Starting at the line that contains "Recreate this image" and stopping at the line that contains "sample_right = [0.35]", transcribe every line of the material below exactly; pictures stay out.

▶ _Code that draws figures_:

===

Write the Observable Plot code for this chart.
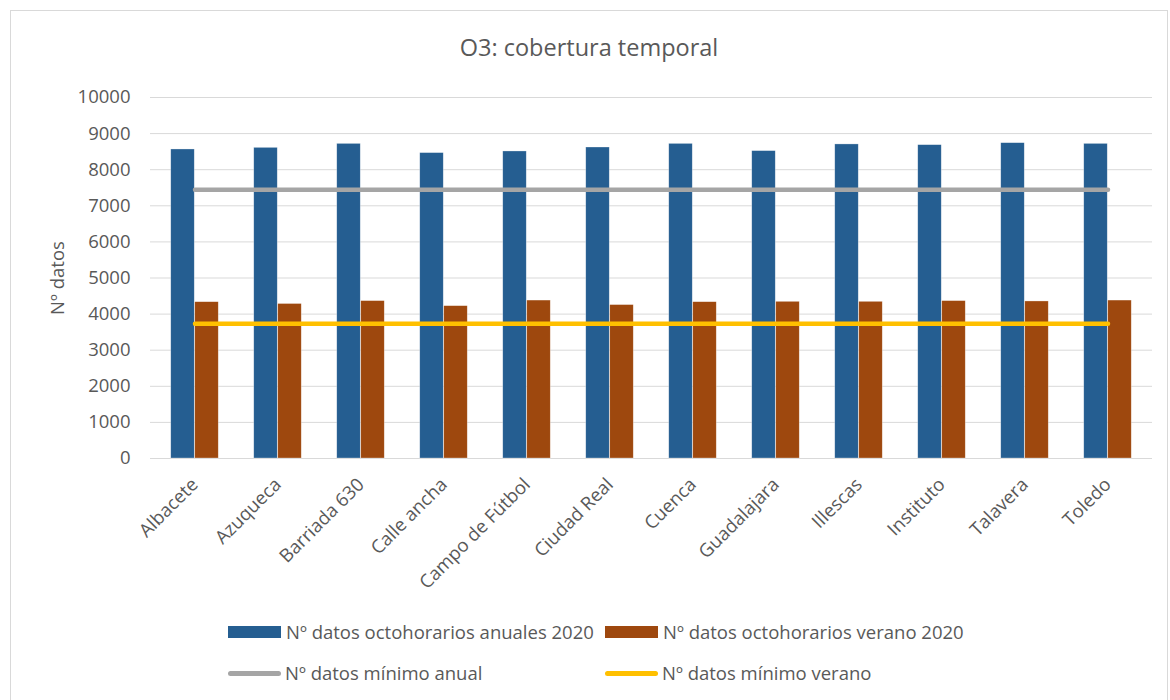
<!DOCTYPE html>
<html><head><meta charset="utf-8">
<script src="https://cdn.jsdelivr.net/npm/d3@7"></script>
<script src="https://cdn.jsdelivr.net/npm/@observablehq/plot@0.6"></script>
<style>
body{margin:0;background:#fff;font-family:"Open Sans",sans-serif;color:#595959;width:1170px;height:700px;overflow:hidden;position:relative;}
#frame{position:absolute;left:10px;top:10px;width:1158px;height:700px;border:1px solid #d9d9d9;box-sizing:border-box;}
#title{position:absolute;left:10px;width:1158px;top:31px;text-align:center;font-size:23.5px;line-height:32px;}
#chart{position:absolute;left:10px;top:80px;}
.leg{position:absolute;font-size:18.5px;line-height:24px;white-space:nowrap;display:flex;align-items:center;}
.sw{display:inline-block;width:53px;height:12px;margin-right:5px;}
.ln{display:inline-block;width:53px;height:5px;border-radius:3px;margin-right:4px;}
</style></head>
<body>
<div id="frame"></div>
<div id="title">O3: cobertura temporal</div>
<div id="chart"></div>
<div id="legend"></div>
<script>
const estaciones = ["Albacete","Azuqueca","Barriada 630","Calle ancha","Campo de Fútbol","Ciudad Real","Cuenca","Guadalajara","Illescas","Instituto","Talavera","Toledo"];
const anual2020 = [8560,8605,8715,8460,8505,8615,8715,8515,8700,8680,8735,8715];
const verano2020 = [4330,4280,4360,4220,4375,4250,4330,4340,4340,4360,4350,4375];
const minimoAnual = 7446;
const minimoVerano = 3733;
const yTicks = [0,1000,2000,3000,4000,5000,6000,7000,8000,9000,10000];
const serieNombres = ["Nº datos octohorarios anuales 2020","Nº datos octohorarios verano 2020","Nº datos mínimo anual","Nº datos mínimo verano"];
const colores = ["#255E91","#9E480E","#A5A5A5","#FFC000"];

const W = 1150, ML = 140, MR = 8;
const bw = (W - ML - MR) / estaciones.length;
const barW = 24;

const anualData = estaciones.map((e,i)=>({estacion:e, valor:anual2020[i]}));
const veranoData = estaciones.map((e,i)=>({estacion:e, valor:verano2020[i]}));
const minAnualData = estaciones.map(e=>({estacion:e, valor:minimoAnual}));
const minVeranoData = estaciones.map(e=>({estacion:e, valor:minimoVerano}));

const chart = Plot.plot({
  width: W, height: 540,
  marginLeft: ML, marginRight: MR, marginTop: 17, marginBottom: 162,
  style: {fontFamily: '"Open Sans", sans-serif', fontSize: "18.5px", color: "#595959", background: "transparent"},
  x: {type: "band", domain: estaciones, padding: 0, label: null, tickSize: 0, tickPadding: 23, tickRotate: -45},
  y: {domain: [0, 10000], ticks: yTicks, tickFormat: d => String(d), label: null, tickSize: 0, tickPadding: 20, grid: false},
  marks: [
    Plot.ruleY(yTicks, {stroke: "#D9D9D9", strokeWidth: 1}),
    Plot.barY(anualData, {x: "estacion", y: "valor", fill: colores[0], stroke: "#ffffff", strokeOpacity: 0.5, strokeWidth: 0.6, insetLeft: bw/2 - barW, insetRight: bw/2}),
    Plot.barY(veranoData, {x: "estacion", y: "valor", fill: colores[1], stroke: "#ffffff", strokeOpacity: 0.5, strokeWidth: 0.6, insetLeft: bw/2, insetRight: bw/2 - barW}),
    Plot.lineY(minAnualData, {x: "estacion", y: "valor", stroke: colores[2], strokeWidth: 4.5, strokeLinecap: "round"}),
    Plot.lineY(minVeranoData, {x: "estacion", y: "valor", stroke: colores[3], strokeWidth: 4.5, strokeLinecap: "round"}),
    Plot.text(["Nº datos"], {frameAnchor: "left", textAnchor: "middle", dx: -92, rotate: -90, fontSize: 18.5, fill: "#595959"})
  ]
});
document.getElementById("chart").appendChild(chart);

const legendPos = [
  {left: 228, top: 620, type: "sw"},
  {left: 605, top: 620, type: "sw"},
  {left: 228, top: 661, type: "ln"},
  {left: 605, top: 661, type: "ln"}
];
const leg = document.getElementById("legend");
serieNombres.forEach((n,i)=>{
  const d = document.createElement("div");
  d.className = "leg";
  d.style.left = legendPos[i].left + "px";
  d.style.top = legendPos[i].top + "px";
  const s = document.createElement("span");
  s.className = legendPos[i].type;
  s.style.background = colores[i];
  d.appendChild(s);
  const t = document.createElement("span");
  t.textContent = n;
  d.appendChild(t);
  leg.appendChild(d);
});
</script>
</body></html>
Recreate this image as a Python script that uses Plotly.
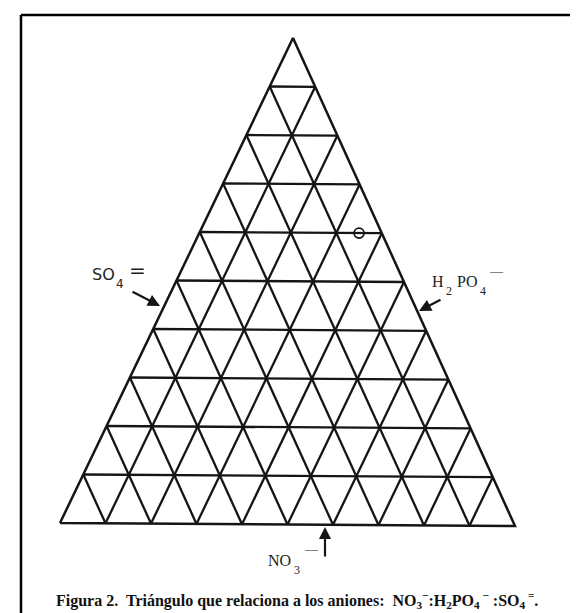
import plotly.graph_objects as go

# ternary grid levels (fractions) and the one plotted sample
grid_levels = [0.1, 0.2, 0.3, 0.4, 0.5, 0.6, 0.7, 0.8, 0.9]
sample_left = [0.05]   # weight towards lower-left corner
sample_apex = [0.60]   # weight towards top corner
sample_right = [0.35]  # weight towards lower-right corner

caption = ("<b>Figura 2.  Triángulo que relaciona a los aniones:  "
           "NO<sub>3</sub><sup>−</sup>:H<sub>2</sub>PO<sub>4</sub><sup> −</sup> :"
           "SO<sub>4</sub><sup> =</sup>.</b>")

# page geometry of the triangle corners (scan is slightly skewed)
LEFT = (52, 515)
APEX = (285, 30)
RIGHT = (507, 518)
INK = "#151515"


def to_xy(a, b, c):
    x = a * LEFT[0] + b * APEX[0] + c * RIGHT[0]
    y = a * LEFT[1] + b * APEX[1] + c * RIGHT[1]
    return x, y


def segments():
    xs, ys = [], []
    for v in grid_levels:
        for p, q in [((1 - v, v, 0), (0, v, 1 - v)),
                     ((v, 1 - v, 0), (v, 0, 1 - v)),
                     ((1 - v, 0, v), (0, 1 - v, v))]:
            x0, y0 = to_xy(*p)
            x1, y1 = to_xy(*q)
            xs += [x0, x1, None]
            ys += [y0, y1, None]
    return xs, ys


fig = go.Figure()

gx, gy = segments()
fig.add_trace(go.Scatter(x=gx, y=gy, mode="lines",
                         line=dict(color=INK, width=2.3), hoverinfo="skip"))

ox, oy = zip(*[to_xy(1, 0, 0), to_xy(0, 1, 0), to_xy(0, 0, 1), to_xy(1, 0, 0)])
fig.add_trace(go.Scatter(x=list(ox), y=list(oy), mode="lines",
                         line=dict(color=INK, width=2.5), hoverinfo="skip"))

px, py = zip(*[to_xy(a, b, c) for a, b, c in zip(sample_left, sample_apex, sample_right)])
fig.add_trace(go.Scatter(x=list(px), y=list(py), mode="markers",
                         marker=dict(symbol="circle-open", size=10, color=INK,
                                     line=dict(width=1.8))))


def label(x, y, text, size, family="Liberation Serif"):
    fig.add_annotation(x=x, y=y, text=text, showarrow=False, xref="x", yref="y",
                       xanchor="center", yanchor="middle",
                       font=dict(family=family, size=size, color="#222"))


def arrow(x0, y0, x1, y1):
    fig.add_annotation(x=x1, y=y1, ax=x0, ay=y0, xref="x", yref="y",
                       axref="x", ayref="y", text="", showarrow=True,
                       arrowhead=2, arrowsize=1.1, arrowwidth=2.2, arrowcolor=INK)


# SO4=
label(95, 266, "SO", 16, "DejaVu Sans")
label(112, 276, "4", 12, "DejaVu Sans")
label(129, 262, "=", 20, "DejaVu Sans")
arrow(123, 283, 152, 298)

# H2PO4-
label(430, 273, "H", 16)
label(441, 283, "2", 12)
label(459, 273, "PO", 16)
label(475, 283, "4", 12)
label(488, 262, "—", 13)
arrow(434, 291, 411, 303)

# NO3-
label(271, 552, "NO", 16)
label(289, 562, "3", 12)
label(303, 540, "—", 13)
arrow(317, 550, 317, 519)

fig.add_annotation(x=289, y=592, text=caption, showarrow=False, xref="x", yref="y",
                   xanchor="center", yanchor="middle",
                   font=dict(family="Liberation Serif", size=16, color="#111"))

# frame of the scanned page
for x0, y0, x1, y1 in [(13, 7, 13, 613), (13, 7, 577, 7), (577, 7, 577, 613)]:
    fig.add_shape(type="line", x0=x0, y0=y0, x1=x1, y1=y1, xref="x", yref="y",
                  line=dict(color="#000", width=2.5))

fig.update_xaxes(range=[0, 578], visible=False, fixedrange=True)
fig.update_yaxes(range=[613, 0], visible=False, fixedrange=True)
fig.update_layout(width=578, height=613, margin=dict(l=0, r=0, t=0, b=0),
                  showlegend=False, plot_bgcolor="white", paper_bgcolor="white")

fig.write_html("out.html")
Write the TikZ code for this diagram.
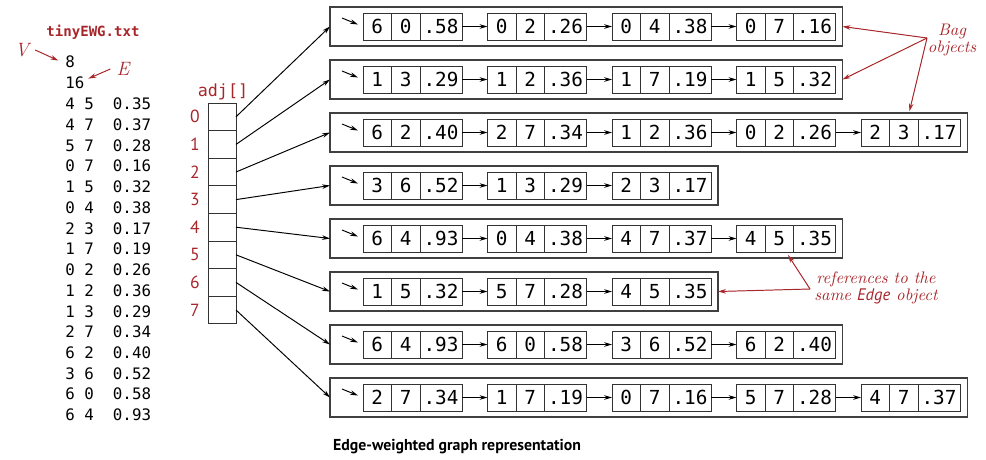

===

▶ _IN RESPONSE_:
Recreate this image as a Python script that uses Plotly.
import plotly.graph_objects as go

# ternary grid levels (fractions) and the one plotted sample
grid_levels = [0.1, 0.2, 0.3, 0.4, 0.5, 0.6, 0.7, 0.8, 0.9]
sample_left = [0.05]   # weight towards lower-left corner
sample_apex = [0.60]   # weight towards top corner
sample_right = [0.35]  # weight towards lower-right corner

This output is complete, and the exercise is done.